Emperyalist sistemin kutupları arasındaki bağlantıların son elli yıllık gelişimi, 19. yüzyıl Osmanlı-Britanya ilişkilerini andıran özellikler içeriyor. 20. yüzyılın ortalarında başlayan 25 yıllık bir ''altın çağ'' içinde, emperyalist ekonomilerden, azgelişmiş çevre ülkelerine net kaynak aktarımı gerçekleştirildi. Bu, azgelişmiş ülkelerde hızlı büyümeyi mümkün kıldı; ancak büyüme kronikleşen cari işlem açıkları ile gerçekleşti. Kronik dış açıklar, bu ülkelerin metropol sermayesine bağımlılığının artmasına da yol açtı. Bu tür bir bağımlılığın aşılabilmesi için çevre ülkelerinin büyüme dönemlerinde de dış dünyaya karşı cari işlem fazlası gerçekleştirebilecek konuma yükselmeleri gerekirdi. Bu da belli bir anlamda, azgelişmişliğin son bulduğunu gösterirdi. Ne var ki sözü geçen dönemde çevre ülkelerinden hiçbiri bu eşiği aşamamıştır.

1980'den bu yana, net kaynak transferlerinin bir kez daha tersine dönmekte olduğunu gösteren belirtiler vardır.

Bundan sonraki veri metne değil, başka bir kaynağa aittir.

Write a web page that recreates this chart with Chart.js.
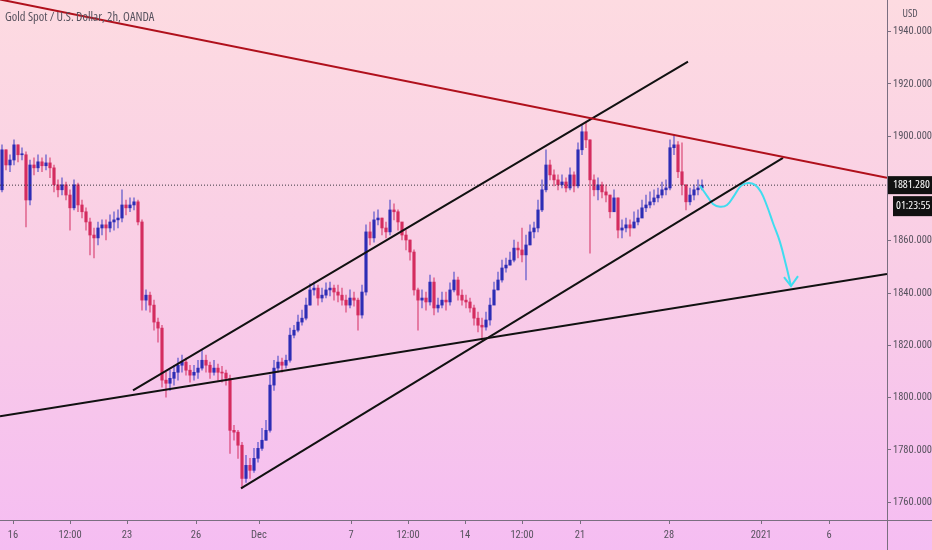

1980-2000 yıllarını ve Asya, Afrika ve Latin Amerika'daki gelişmekte olan ekonomilerin en büyük 26'sının ödemeler dengesi tabloları incelendiğinde bu ülkeleri güç günlerin beklediği ortaya çıkmaktadır. Bulgularıma göre, 1980'li yılların tümü dikkate alındığında, kapsanan 26 ülkenin 15'ine dış dünyadan (yani, esas olarak emperyalist sistemin metropollerinden) net olarak kaynak aktarılmakta idi. 1995'i izleyen yıllara geldiğimizde bu dağılım tam tersine dönmekte, 26 ülkenin 15'i dış dünyaya (yani emperyalizme) net olarak kaynak transfer eden konuma gelmiş olmaktadır.

****

Belli dönemlerde emperyalizmin ''cömertleştiği'' izlenimi doğar. Bunlar, metropol ülkelerden azgelişmiş ülkelere net kaynak aktarımın gerçekleştiği yıllardır. Ancak, aynı dönemlerde kaynak aktarımından yararlanan ülkelerin emperyalizme bağımlılıkları artmış olur.

Bu yılları, kaynak aktarımının yön değiştirdiği ve emperyalist merkezlerle azgelişmiş ekonomiler arasında çıplak sömürü ilişkilerinin öne çıktığı dönemler izler. Dünya ekonomisinin bu ikinci döneme geçmekte olduğunu gösteren kanıtlar artmaktadır.